So what will I write about? I’m not really sure yet. Srinivas mentioned in his piece that often times, he just puts fingers to the keyboard and starts writing. Many times, good things will come from just doing. I get that. I’ve experienced that with coding. Although I had been wanting to learn programing throughout my 2 years in consulting, I never quite had a reason to code, so it never stuck. After getting the contract to develop RemindMe for NYC.gov, the necessity of creating something led me to code almost daily — which gave me a ton of practice and led to a much greater understanding of code. Practicing something everyday will not guarantee success, but it will give you a much higher probability.

Ok, 236 words. This is actually quite tough.

I’ve always had an appreciation for people that can write well. Both thoughtful and creative or short and direct writing pieces take intensive thought and a natural ability to story tell. And practice, of course. Having spent the last 3.5 years in consulting and finance, I haven’t had many opportunities to fine-tune my writing. Consulting requires you to fit complex ideas onto 6-10 word sentences and finance only requires you to get words on a page. That’s not to say good writing won’t get you anywhere, but mediocre writing is all that is needed. My belief is that it is the people who are naturally great at storytelling (as well as the fundamental analysis and problem-solving) that get ahead in business. Great stories influence business leaders to make decisions and very often, investments are made on the story that wraps around the data and analysis — as we never see 100% of what’s going on in any industry or company.

Everyone grows up thinking they can do anything well if they put their minds to it. For me, analysis came easy — design, public speaking, writing did not.

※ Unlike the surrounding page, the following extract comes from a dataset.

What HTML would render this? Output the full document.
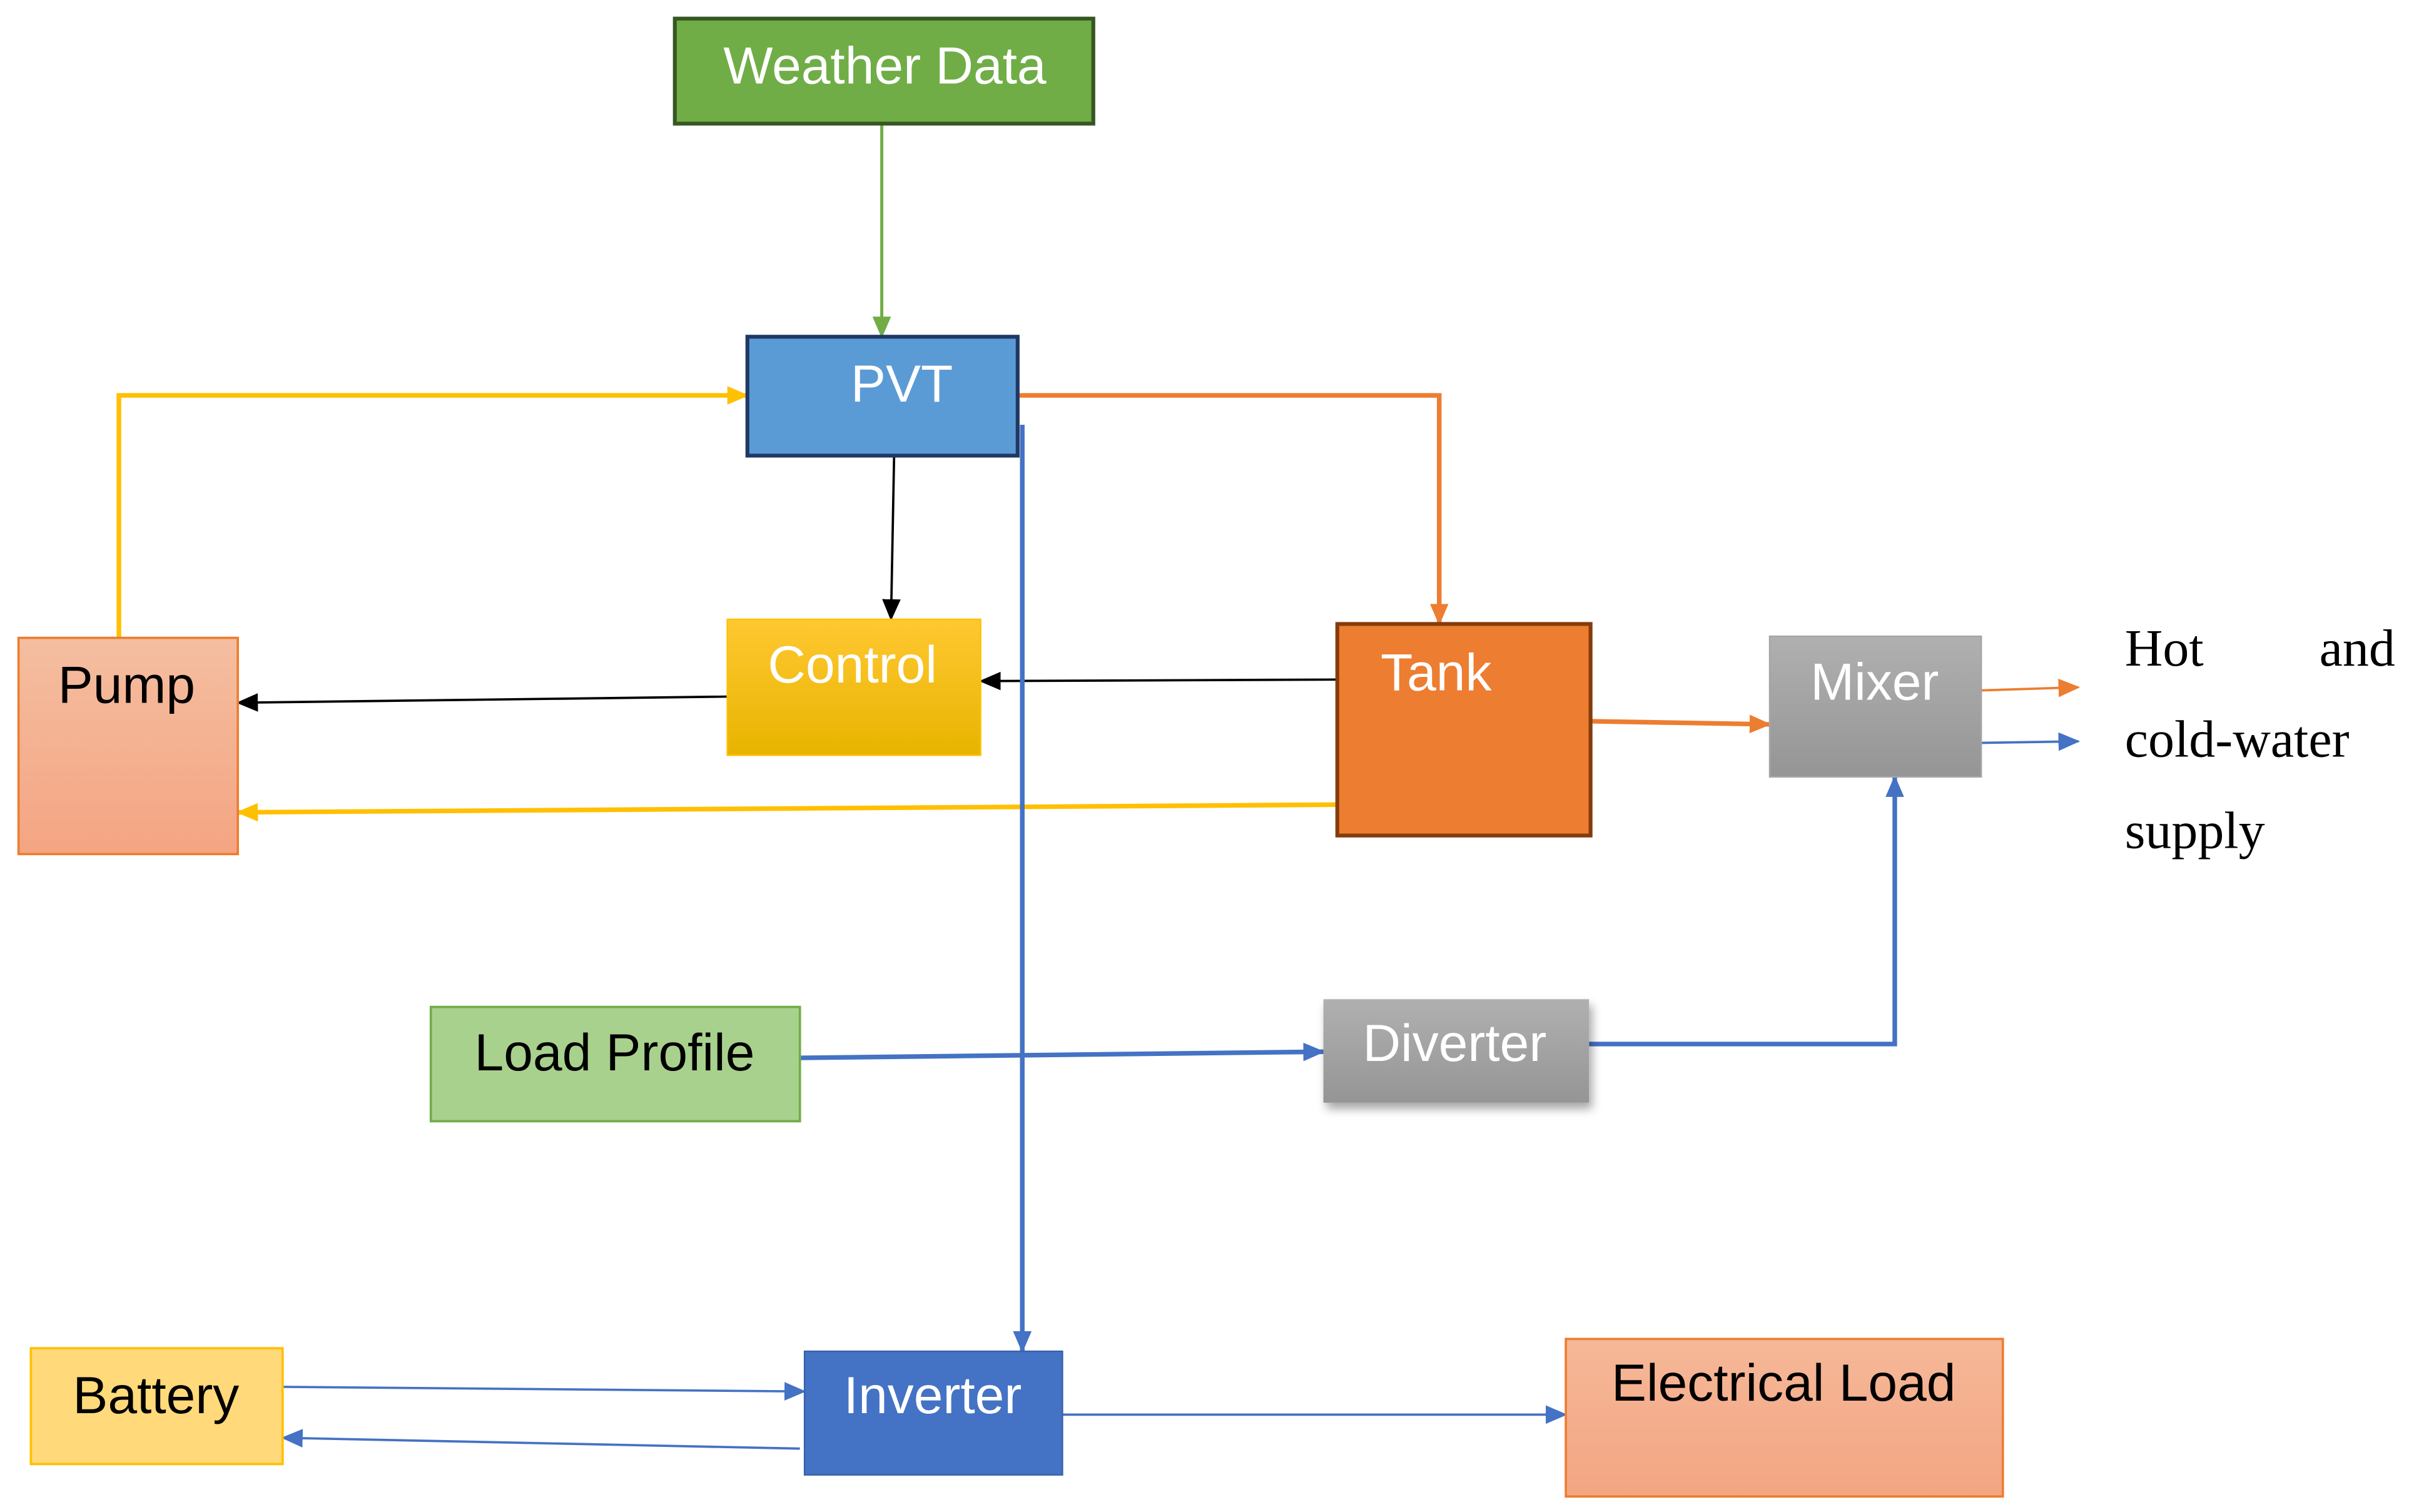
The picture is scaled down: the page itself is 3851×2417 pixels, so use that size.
<!DOCTYPE html>
<html><head><meta charset="utf-8"><style>
html,body{margin:0;padding:0;background:#fff;}
svg{display:block;}
text{font-family:"Liberation Sans",sans-serif;}
</style></head><body>
<svg width="3851" height="2417" viewBox="0 0 1560 979" xmlns="http://www.w3.org/2000/svg">
<defs>
<linearGradient id="gy" x1="0" y1="0" x2="0" y2="1"><stop offset="0" stop-color="#ffc832"/><stop offset="1" stop-color="#e8b400"/></linearGradient>
<linearGradient id="gp" x1="0" y1="0" x2="0" y2="1"><stop offset="0" stop-color="#f4bea0"/><stop offset="1" stop-color="#f4a582"/></linearGradient>
<linearGradient id="gg" x1="0" y1="0" x2="0" y2="1"><stop offset="0" stop-color="#b0b0b0"/><stop offset="1" stop-color="#959595"/></linearGradient>
<linearGradient id="ge" x1="0" y1="0" x2="0" y2="1"><stop offset="0" stop-color="#f5b898"/><stop offset="1" stop-color="#f4a582"/></linearGradient>
<marker id="aG" markerWidth="14" markerHeight="12" refX="13" refY="6" orient="auto" markerUnits="userSpaceOnUse"><path d="M0,0 L14,6 L0,12 z" fill="#70ad47"/></marker>
<marker id="aY" markerWidth="14" markerHeight="12" refX="13" refY="6" orient="auto" markerUnits="userSpaceOnUse"><path d="M0,0 L14,6 L0,12 z" fill="#ffc000"/></marker>
<marker id="aO" markerWidth="14" markerHeight="12" refX="13" refY="6" orient="auto" markerUnits="userSpaceOnUse"><path d="M0,0 L14,6 L0,12 z" fill="#ed7d31"/></marker>
<marker id="aK" markerWidth="14" markerHeight="12" refX="13" refY="6" orient="auto" markerUnits="userSpaceOnUse"><path d="M0,0 L14,6 L0,12 z" fill="#000"/></marker>
<marker id="aB" markerWidth="14" markerHeight="12" refX="13" refY="6" orient="auto" markerUnits="userSpaceOnUse"><path d="M0,0 L14,6 L0,12 z" fill="#4472c4"/></marker>
<filter id="sh" x="-10%" y="-10%" width="130%" height="140%"><feDropShadow dx="2" dy="4" stdDeviation="3" flood-color="#000" flood-opacity="0.35"/></filter>
</defs>

<line x1="571" y1="80" x2="571" y2="218" stroke="#70ad47" stroke-width="2" marker-end="url(#aG)"/>
<polyline points="77,413 77,256 484,256" fill="none" stroke="#ffc000" stroke-width="3" marker-end="url(#aY)"/>
<polyline points="659,256 932,256 932,404" fill="none" stroke="#ed7d31" stroke-width="3" marker-end="url(#aO)"/>
<line x1="579" y1="295" x2="577" y2="401" stroke="#000" stroke-width="1.5" marker-end="url(#aK)"/>
<line x1="866" y1="440" x2="635" y2="441" stroke="#000" stroke-width="1.5" marker-end="url(#aK)"/>
<line x1="474" y1="451" x2="154" y2="455" stroke="#000" stroke-width="1.5" marker-end="url(#aK)"/>
<line x1="866" y1="521" x2="154" y2="526" stroke="#ffc000" stroke-width="3" marker-end="url(#aY)"/>
<line x1="1030" y1="467" x2="1146" y2="469" stroke="#ed7d31" stroke-width="3" marker-end="url(#aO)"/>
<line x1="1283" y1="447" x2="1346" y2="445" stroke="#ed7d31" stroke-width="1.5" marker-end="url(#aO)"/>
<line x1="1283" y1="481" x2="1346" y2="480" stroke="#4472c4" stroke-width="1.5" marker-end="url(#aB)"/>
<line x1="518" y1="685" x2="857" y2="681" stroke="#4472c4" stroke-width="3" marker-end="url(#aB)"/>
<polyline points="1029,676 1227,676 1227,503" fill="none" stroke="#4472c4" stroke-width="3" marker-end="url(#aB)"/>
<line x1="662" y1="275" x2="662" y2="875" stroke="#4472c4" stroke-width="3" marker-end="url(#aB)"/>
<line x1="183" y1="898" x2="521" y2="901" stroke="#4472c4" stroke-width="1.5" marker-end="url(#aB)"/>
<line x1="518" y1="938" x2="183" y2="931" stroke="#4472c4" stroke-width="1.5" marker-end="url(#aB)"/>
<line x1="688" y1="916" x2="1014" y2="916" stroke="#4472c4" stroke-width="1.5" marker-end="url(#aB)"/>

<rect x="437" y="12" width="271" height="68" fill="#70ad47" stroke="#375623" stroke-width="2.5"/>
<text x="573" y="54" font-size="34" fill="#fff" text-anchor="middle">Weather Data</text>

<rect x="484" y="218" width="175" height="77" fill="#5b9bd5" stroke="#1f3864" stroke-width="2.5"/>
<text x="584" y="260" font-size="34" fill="#fff" text-anchor="middle">PVT</text>

<rect x="471" y="401" width="164" height="88" fill="url(#gy)" stroke="#ffc000" stroke-width="1"/>
<text x="552" y="442" font-size="34" fill="#fff" text-anchor="middle">Control</text>

<rect x="12" y="413" width="142" height="140" fill="url(#gp)" stroke="#ed7d31" stroke-width="1.5"/>
<text x="82" y="455" font-size="34" fill="#000" text-anchor="middle">Pump</text>

<rect x="866" y="404" width="164" height="137" fill="#ed7d31" stroke="#843c0c" stroke-width="2.5"/>
<text x="930" y="447" font-size="34" fill="#fff" text-anchor="middle">Tank</text>

<rect x="1146" y="412" width="137" height="91" fill="url(#gg)" stroke="#a5a5a5" stroke-width="1"/>
<text x="1214" y="453" font-size="34" fill="#fff" text-anchor="middle">Mixer</text>

<g font-size="34" fill="#000">
<text x="1376" y="431" style="font-family:'Liberation Serif',serif">Hot</text>
<text x="1551" y="431" text-anchor="end" style="font-family:'Liberation Serif',serif">and</text>
<text x="1376" y="490" style="font-family:'Liberation Serif',serif">cold-water</text>
<text x="1376" y="549" style="font-family:'Liberation Serif',serif">supply</text>
</g>

<rect x="279" y="652" width="239" height="74" fill="#a9d18e" stroke="#70ad47" stroke-width="1.5"/>
<text x="398" y="693" font-size="34" fill="#000" text-anchor="middle">Load Profile</text>

<rect x="857" y="647" width="172" height="67" fill="url(#gg)" filter="url(#sh)"/>
<text x="942" y="687" font-size="34" fill="#fff" text-anchor="middle">Diverter</text>

<rect x="20" y="873" width="163" height="75" fill="#ffd97a" stroke="#ffc000" stroke-width="1.5"/>
<text x="101" y="915" font-size="34" fill="#000" text-anchor="middle">Battery</text>

<rect x="521" y="875" width="167" height="80" fill="#4472c4" stroke="#3a62a8" stroke-width="1"/>
<text x="604" y="915" font-size="34" fill="#fff" text-anchor="middle">Inverter</text>

<rect x="1014" y="867" width="283" height="102" fill="url(#ge)" stroke="#ed7d31" stroke-width="1.5"/>
<text x="1155" y="907" font-size="34" fill="#000" text-anchor="middle">Electrical Load</text>
</svg>
</body></html>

Taking a job in consulting was my way of addressing getting better at speaking, but in full honestly I think the experiences I’ve had as a hacker and an entrepreneur in giving demos, presentations, sales pitches, and speaking at public events have done significantly more for my speaking abilities and confidence than consulting ever did. Consulting felt unnatural — I was telling someone else’s story, a story that I didn’t fully understand or sometimes didn’t believe. Being a client service person means quite often you tell the client what he wants to hear, whether that’s something specific (like China is a good opportunity) or just confidence in an answer. But doing something against your beliefs impairs your improvement — you learn to be a much better sales person when you’re selling something you believe in. That’s what was missing from consulting, that’s what is missing from my current job in private equity.

So I’ll write.

Check back on this page, which if you’ve found it means either you’ve somehow stumbled upon it by accident (as I would never share the dismal quality writing and, let’s be honest, rambling) or I’ve made it enough days and my writing has improved to the point where I want to show off. Hopefully the writing exercise will reach 100 days. Even if it doesn’t or even if I miss a few days, I hope that at least in making an attempt to write, I’ll improve my abilities ever so slightly. If you do read this after I’ve published it on HackerNews and/or Reddit and/or Facebook at 100 days, please let me know what you think of my writing now vs. then (er…now as I’m writing). This in all honesty is an experiment, in hopes that this time, my attempts to start a blog will yield something meaningful besides a few posts and pictures that peter off after a couple weeks. I think we’ve all been there. Sitting in front of the computer, with a fresh Wordpress or Tumbler with so much optimism, picking out the perfect theme and font and name, putting in a great deal of effort crafting that first post, then posting it to our friends and seeing people comment / like. If this time indeed is different, it will have been for the fact that the quality of writing (at least for the first few days, I hope) is too poor to share. Like going to the gym for the first few times, you don’t want anyone to look. It’s ok, this is a safe place.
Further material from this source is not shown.